▸ **Aim**: Begin with the first line of the material and write out each line exactly, ending with the line that contains "(src) at (12,341)". Pictures are not part of the copy.

***** Extracted entries

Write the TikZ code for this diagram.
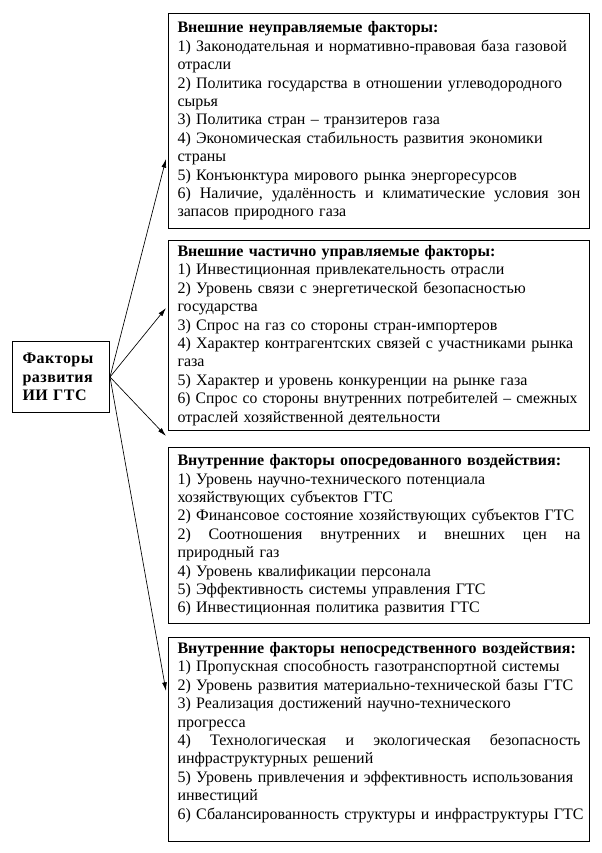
\documentclass[tikz,border=0pt]{standalone}
\usepackage{fontspec}
\usepackage{graphicx}
\setmainfont{Liberation Serif}
\usetikzlibrary{arrows.meta}
\newcommand{\jl}[1]{\leavevmode\hbox to 302.25pt{#1}}
\newcommand{\fitl}[1]{\leavevmode\resizebox{300pt}{\height}{#1}}
\begin{document}
\begin{tikzpicture}[x=0.75pt,y=-0.75pt,
  factor/.style={draw, line width=0.75pt, anchor=north west,
    minimum width=315.75pt, inner xsep=6.75pt, inner ysep=0pt,
    text width=302.25pt, align=left,
    font=\fontsize{12}{13.8}\selectfont},
  mainbox/.style={draw, line width=0.75pt, anchor=north west,
    minimum width=72.75pt, minimum height=53.25pt, inner xsep=7.5pt,
    text width=57.75pt, align=left,
    font=\bfseries\fontsize{12}{13.8}\selectfont\addfontfeature{LetterSpace=3}},
  arr/.style={line width=0.5pt, -{Latex[length=6.5pt,width=3.6pt]}}]
\path[use as bounding box, fill=white] (0,0) rectangle (601,853);

\node[mainbox] (src) at (12,341) {Факторы\\развития\\ИИ ГТС};

\node[factor, minimum height=161.25pt] (b1) at (168,13) {%
\textbf{Внешние неуправляемые факторы:}\\
1) Законодательная и нормативно-правовая база газовой\\
отрасли\\
2) Политика государства в отношении углеводородного\\
сырья\\
3) Политика стран – транзитеров газа\\
4) Экономическая стабильность развития экономики\\
страны\\
5) Конъюнктура мирового рынка энергоресурсов\\
\jl{6)\hfill Наличие,\hfill удалённость\hfill и\hfill климатические\hfill условия\hfill зон}\\
запасов природного газа};

\node[factor, minimum height=142.5pt] (b2) at (168,240) {%
\textbf{Внешние частично управляемые факторы:}\\
1) Инвестиционная привлекательность отрасли\\
2) Уровень связи с энергетической безопасностью\\
государства\\
3) Спрос на газ со стороны стран-импортеров\\
4) Характер контрагентских связей с участниками рынка\\
газа\\
5) Характер и уровень конкуренции на рынке газа\\
\fitl{6) Спрос со стороны внутренних потребителей – смежных}\\
отраслей хозяйственной деятельности};

\node[factor, minimum height=132pt] (b3) at (168,447) {%
\textbf{Внутренние факторы опосредованного воздействия:}\\
1) Уровень научно-технического потенциала\\
хозяйствующих субъектов ГТС\\
2) Финансовое состояние хозяйствующих субъектов ГТС\\
\jl{2)\hfill Соотношения\hfill внутренних\hfill и\hfill внешних\hfill цен\hfill на}\\
природный газ\\
4) Уровень квалификации персонала\\
5) Эффективность системы управления ГТС\\
6) Инвестиционная политика развития ГТС};

\node[factor, minimum height=153pt] (b4) at (168,637) {%
\textbf{Внутренние факторы непосредственного воздействия:}\\
1) Пропускная способность газотранспортной системы\\
2) Уровень развития материально-технической базы ГТС\\
3) Реализация достижений научно-технического\\
прогресса\\
\jl{4)\hfill Технологическая\hfill и\hfill экологическая\hfill безопасность}\\
инфраструктурных решений\\
5) Уровень привлечения и эффективность использования\\
инвестиций\\
\jl{6) Сбалансированность структуры и инфраструктуры ГТС}\rule[-13pt]{0pt}{13pt}};

\coordinate (t1) at (166,159);
\coordinate (t2) at (166,308);
\coordinate (t3) at (166,436);
\coordinate (t4) at (166,691);
\draw[arr] (src.east) -- (t1);
\draw[arr] (src.east) -- (t2);
\draw[arr] (src.east) -- (t3);
\draw[arr] (src.east) -- (t4);
\end{tikzpicture}
\end{document}
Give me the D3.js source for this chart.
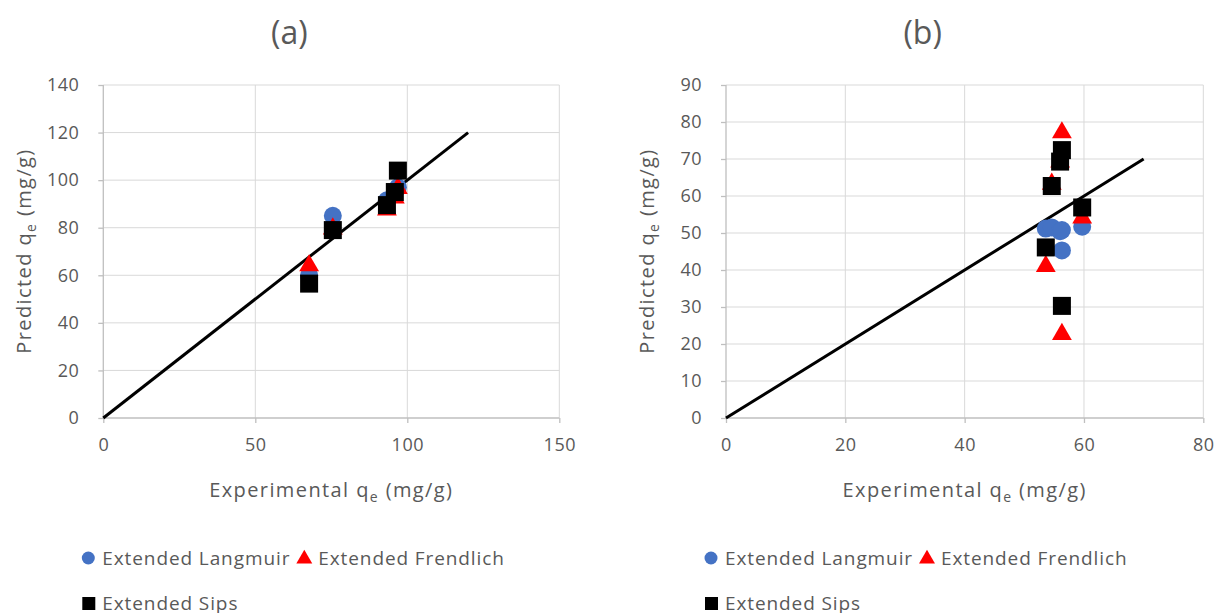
<!DOCTYPE html>
<html>
<head>
<meta charset="utf-8">
<script src="https://cdn.jsdelivr.net/npm/d3@7"></script>
<style>
  body { margin: 0; background: #fff; }
  text { font-family: "Open Sans", sans-serif; fill: #595959; }
</style>
</head>
<body>
<script>
// panel (a)
const expA = [67.7, 75.5, 93.3, 95.9, 96.9];
const langA = [60, 85, 91.5, 95, 97];
const frenA = [64.5, 80, 88, 93, 97];
const sipsA = [56.5, 79, 89.5, 95, 104];

// panel (b)
const expB = [53.6, 54.6, 56.0, 56.3, 56.3, 59.7];
const langB = [51.2, 51.5, 50.5, 50.8, 45.3, 51.7];
const frenB = [41.3, 63.5, 69.5, 77.4, 22.9, 54.4];
const sipsB = [46.1, 62.7, 69.3, 72.4, 30.3, 56.9];

const xTicksA = [0, 50, 100, 150], yTicksA = d3.range(0, 141, 20);
const xTicksB = [0, 20, 40, 60, 80], yTicksB = d3.range(0, 91, 10);
const lineA = [0, 120], lineB = [0, 70];

const W = 1217, H = 613;
const svg = d3.select('body').append('svg')
   .attr("width", W)
   .attr("height", H);

function panel(o) {
  const x = d3.scaleLinear().domain([0, o.xMax]).range([o.left, o.right]);
  const y = d3.scaleLinear().domain([0, o.yMax]).range([418, 85]);
  const g = svg.append('g');

  // gridlines
  g.selectAll('.gy').data(o.yTicks.slice(1)).enter().append('line')
    .attr('x1', o.left).attr('x2', o.right)
    .attr('y1', d => y(d)).attr('y2', d => y(d))
    .attr('stroke', '#d9d9d9').attr('stroke-width', 1);
  g.selectAll('.gx').data(o.xTicks.slice(1)).enter().append('line')
    .attr('x1', d => x(d)).attr('x2', d => x(d))
    .attr('y1', 85).attr('y2', 418)
    .attr('stroke', '#d9d9d9').attr('stroke-width', 1);

  const xAxis = g.append('g').attr('transform', 'translate(0,418)')
    .call(d3.axisBottom(x).tickValues(o.xTicks).tickSize(5).tickPadding(15));
  const yAxis = g.append('g').attr('transform', `translate(${o.left},0)`)
    .call(d3.axisLeft(y).tickValues(o.yTicks).tickSize(5).tickPadding(19));
  [xAxis, yAxis].forEach(a => {
    a.select('.domain').attr('stroke', '#bfbfbf').attr('stroke-width', 1.3);
    a.selectAll('.tick line').attr('stroke', '#bfbfbf').attr('stroke-width', 1.3);
    a.selectAll('.tick text').style('font-size', '18px').attr('fill', '#595959')
      .style('font-family', '"Open Sans", sans-serif').style('letter-spacing', '0.5px');
  });
  xAxis.select('.domain').attr('d', `M${o.left},0H${o.right}`);
  yAxis.select('.domain').attr('d', `M0,418V85`);

  // 1:1 line
  g.append('line')
    .attr('x1', x(o.line[0])).attr('y1', y(o.line[0]))
    .attr('x2', x(o.line[1])).attr('y2', y(o.line[1]))
    .attr('stroke', '#000').attr('stroke-width', 3);

  const tri = d3.symbol().type(d3.symbolTriangle).size(170);
  g.selectAll('.lang').data(o.exp).enter().append('circle')
    .attr('cx', d => x(d)).attr('cy', (d, i) => y(o.lang[i]))
    .attr('r', 9).attr('fill', '#4472c4');
  g.selectAll('.fren').data(o.exp).enter().append('path')
    .attr('d', tri)
    .attr('transform', (d, i) => `translate(${x(d)},${y(o.fren[i]) + 1})`)
    .attr('fill', '#ff0000');
  g.selectAll('.sips').data(o.exp).enter().append('rect')
    .attr('x', d => x(d) - 9).attr('y', (d, i) => y(o.sips[i]) - 9)
    .attr('width', 18).attr('height', 18).attr('fill', '#000');

  const cx = (o.left + o.right) / 2;
  g.append('text').attr('x', cx - 42).attr('y', 44)
    .attr('text-anchor', 'middle').style('font-size', '32px').attr('fill', '#404040')
    .text(o.title);

  const xl = g.append('text').attr('x', cx).attr('y', 497)
    .attr('text-anchor', 'middle').style('font-size', '20px').style('letter-spacing', '1.4px');
  xl.append('tspan').text('Experimental q');
  xl.append('tspan').text('e').style('font-size', '14px').attr('dy', 5);
  xl.append('tspan').text(' (mg/g)').attr('dy', -5);

  const yl = g.append('text')
    .attr('transform', `translate(${o.left - 72},251) rotate(-90)`)
    .attr('text-anchor', 'middle').style('font-size', '20px').style('letter-spacing', '1.4px');
  yl.append('tspan').text('Predicted q');
  yl.append('tspan').text('e').style('font-size', '14px').attr('dy', 5);
  yl.append('tspan').text(' (mg/g)').attr('dy', -5);

  // legend
  const lx = o.left - 15;
  const ls = '0.9px';
  g.append('circle').attr('cx', lx).attr('cy', 558).attr('r', 6.5).attr('fill', '#4472c4');
  g.append('text').attr('x', lx + 14).attr('y', 565).style('font-size', '19px').style('letter-spacing', ls).text('Extended Langmuir');
  g.append('path').attr('d', d3.symbol().type(d3.symbolTriangle).size(110))
    .attr('transform', `translate(${lx + 216},559)`).attr('fill', '#ff0000');
  g.append('text').attr('x', lx + 230).attr('y', 565).style('font-size', '19px').style('letter-spacing', ls).text('Extended Frendlich');
  g.append('rect').attr('x', lx - 6).attr('y', 597).attr('width', 13).attr('height', 13).attr('fill', '#000');
  g.append('text').attr('x', lx + 14).attr('y', 610).style('font-size', '19px').style('letter-spacing', ls).text('Extended Sips');
}

panel({left: 103.3, right: 559.3, xMax: 150, yMax: 140, xTicks: xTicksA, yTicks: yTicksA,
  line: lineA, exp: expA, lang: langA, fren: frenA, sips: sipsA, title: '(a)'});
panel({left: 726, right: 1203.3, xMax: 80, yMax: 90, xTicks: xTicksB, yTicks: yTicksB,
  line: lineB, exp: expB, lang: langB, fren: frenB, sips: sipsB, title: '(b)'});
</script>
</body>
</html>
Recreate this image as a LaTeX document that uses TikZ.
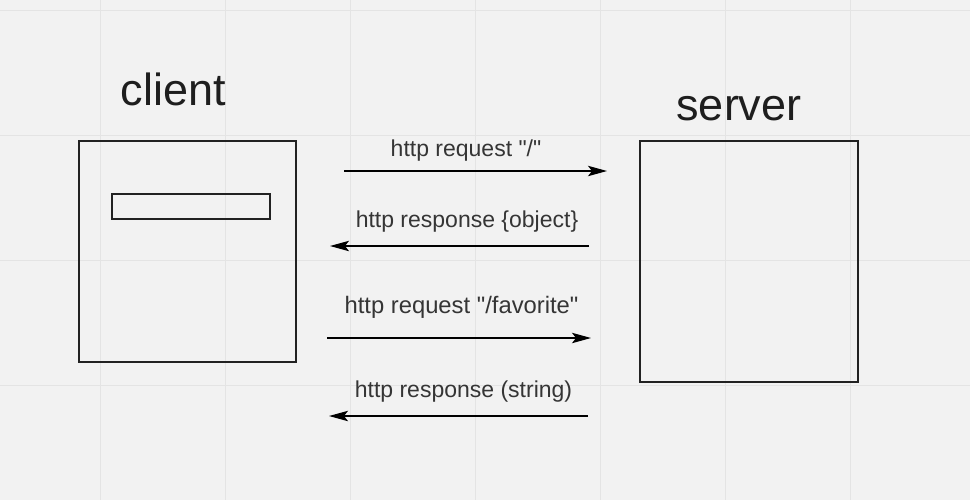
\documentclass[tikz,border=0pt]{standalone}
\usepackage{fontspec}
\setmainfont{Liberation Sans}
\usepackage{tikz}
\usetikzlibrary{
    arrows.meta,
    positioning
}
\usepackage{xcolor}
\definecolor{canvasgray}{RGB}{242,242,242}
\definecolor{gridgray}{RGB}{228,228,228}
\definecolor{boxline}{RGB}{34,34,34}
\definecolor{textdark}{RGB}{30,30,30}

\tikzset{
    box/.style={draw=boxline, line width=1pt, inner sep=0pt},
    msg/.style={draw=black, line width=0.6pt,
        -{Stealth[length=9.5pt, width=5.2pt, inset=2pt]}},
    title/.style={anchor=base, text=textdark, font=\fontsize{22.5}{26}\selectfont},
    lbl/.style={anchor=base, text=textdark!90, font=\fontsize{11.5}{14}\selectfont}
}

\begin{document}
\begin{tikzpicture}[x=0.5pt, y=-0.5pt]

% === Canvas ===
\fill[canvasgray] (0,0) rectangle (970,500);
\useasboundingbox (0,0) rectangle (970,500);
\foreach \x in {100,225,...,850} {\draw[gridgray, line width=0.5pt] (\x,0) -- (\x,500);}
\foreach \y in {10,135,260,385} {\draw[gridgray, line width=0.5pt] (0,\y) -- (970,\y);}

% === LEFT: client ===
\node[box, minimum width=108.5pt, minimum height=110.5pt] (client) at (187.2,251.7) {};
\node[box, minimum width=78.8pt, minimum height=12.3pt] (field) at (191.2,206.3) {};
\node[title] (clienttitle) at (173.5,105) {client};

% === RIGHT: server ===
\node[box, minimum width=108.9pt, minimum height=120.3pt] (server) at (749.1,261.3) {};
\node[title] (servertitle) at (739,120) {server};

% === Messages ===
\coordinate (reqa) at (344,171);
\coordinate (reqb) at (607,171);
\draw[msg] (reqa) -- (reqb);
\node[lbl] (reqtext) at (466,156) {http request \textquotedbl/\textquotedbl};

\coordinate (resa) at (589,246);
\coordinate (resb) at (330,246);
\draw[msg] (resa) -- (resb);
\node[lbl] (restext) at (467,227) {http response \{object\}};

\coordinate (favreqa) at (327,338);
\coordinate (favreqb) at (591,338);
\draw[msg] (favreqa) -- (favreqb);
\node[lbl, font=\fontsize{11.9}{14}\selectfont] (favreqtext) at (461.5,313) {http request \textquotedbl/favorite\textquotedbl};

\coordinate (favresa) at (588,416);
\coordinate (favresb) at (329,416);
\draw[msg] (favresa) -- (favresb);
\node[lbl] (favrestext) at (463.5,397) {http response (string)};

\end{tikzpicture}
\end{document}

**********

▸ **Correct response**:
Write the TikZ code for this diagram.
\documentclass[tikz,border=0pt]{standalone}
\usepackage{fontspec}
\usepackage{graphicx}
\setmainfont{Liberation Serif}
\usetikzlibrary{arrows.meta}
\newcommand{\jl}[1]{\leavevmode\hbox to 302.25pt{#1}}
\newcommand{\fitl}[1]{\leavevmode\resizebox{300pt}{\height}{#1}}
\begin{document}
\begin{tikzpicture}[x=0.75pt,y=-0.75pt,
  factor/.style={draw, line width=0.75pt, anchor=north west,
    minimum width=315.75pt, inner xsep=6.75pt, inner ysep=0pt,
    text width=302.25pt, align=left,
    font=\fontsize{12}{13.8}\selectfont},
  mainbox/.style={draw, line width=0.75pt, anchor=north west,
    minimum width=72.75pt, minimum height=53.25pt, inner xsep=7.5pt,
    text width=57.75pt, align=left,
    font=\bfseries\fontsize{12}{13.8}\selectfont\addfontfeature{LetterSpace=3}},
  arr/.style={line width=0.5pt, -{Latex[length=6.5pt,width=3.6pt]}}]
\path[use as bounding box, fill=white] (0,0) rectangle (601,853);

\node[mainbox] (src) at (12,341) {Факторы\\развития\\ИИ ГТС};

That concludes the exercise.